Margin trading is famous for amplifying trading results, allowing traders to realize big profits on successful trades. The ability to expand trading results makes this type of trading popular in low-volatile markets, especially the international Forex market. Margin trading is also applicable in commodity, stock, and crypto markets.
If you are still new to crypto margin trading or planning to launch a trade, here are a few tips that you need to know:
Start Small
In the initial stages, it is highly recommended to start with small amounts of money. In particular, start with something you can afford to lose. This way, you can gain confidence and try different strategies before you find what works for you.
Instead of trying to maximize your profits at the initial stage, practice with low leverages to get used to how margin trading works. Once you have the experience, you can start adding more funds and repeating the strategies that you’ve proven to work.
Have Extra Funding
Remember that you are an investor and it doesn’t make economic sense to risk all your money on a single trade. This can result in huge losses that can derail your margin trading career. So, strive to keep some extra cash on the side so that you can hedge your bets and average down whenever trades go south.

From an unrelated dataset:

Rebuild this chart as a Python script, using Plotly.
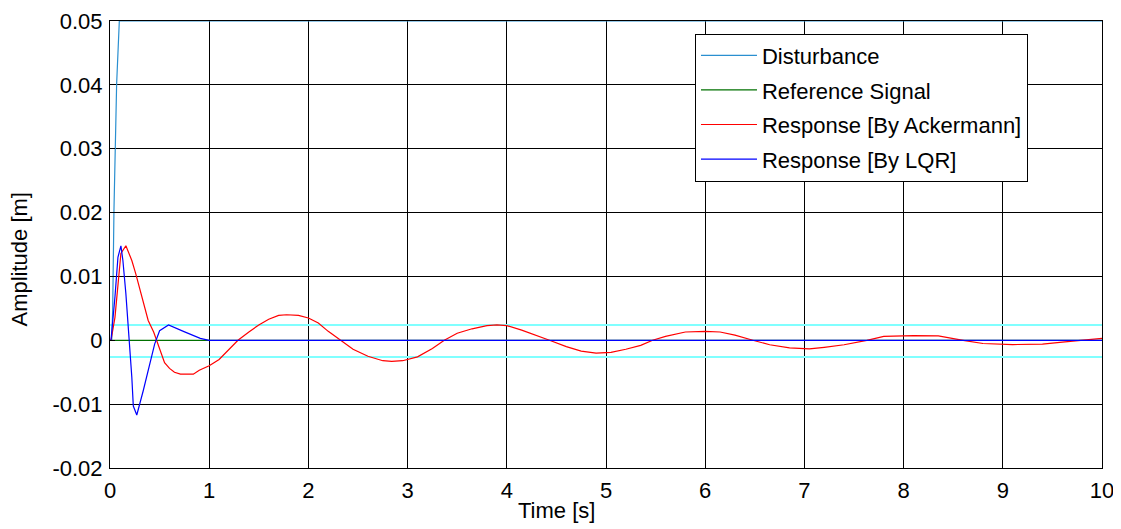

Don’t Deviate From Your Plan
Most big investors make decisions based on their company fundamentals. This is one strategy that best investors like Warren Buffet have stuck for decades and seldom deviates from. Likewise, develop your own strategy and be willing to stick to it, especially if it has proven to work.
Avoid Wild Speculations
Making trades primarily based on speculation without doing proper research is not different from gambling in a local casino. Well, things may favor you once or twice, but in the long term, they may lead to significant losses for your trading portfolio.
Closing Thoughts
Certainly, crypto margin trading is a vital tool for people who are looking to amplify profits over successful trades. If you can execute it properly, the leveraged trading offered by margin accounts can boost your profitability and take your portfolio diversification to another level.
As highlighted above, however, this type of trading can amplify your losses in equal measure as it involves much higher risks. So, it should only be used by experienced traders who understand everything they are doing. And considering that it relates to cryptocurrency, you should approach margin trading even more carefully given the high levels of market volatility.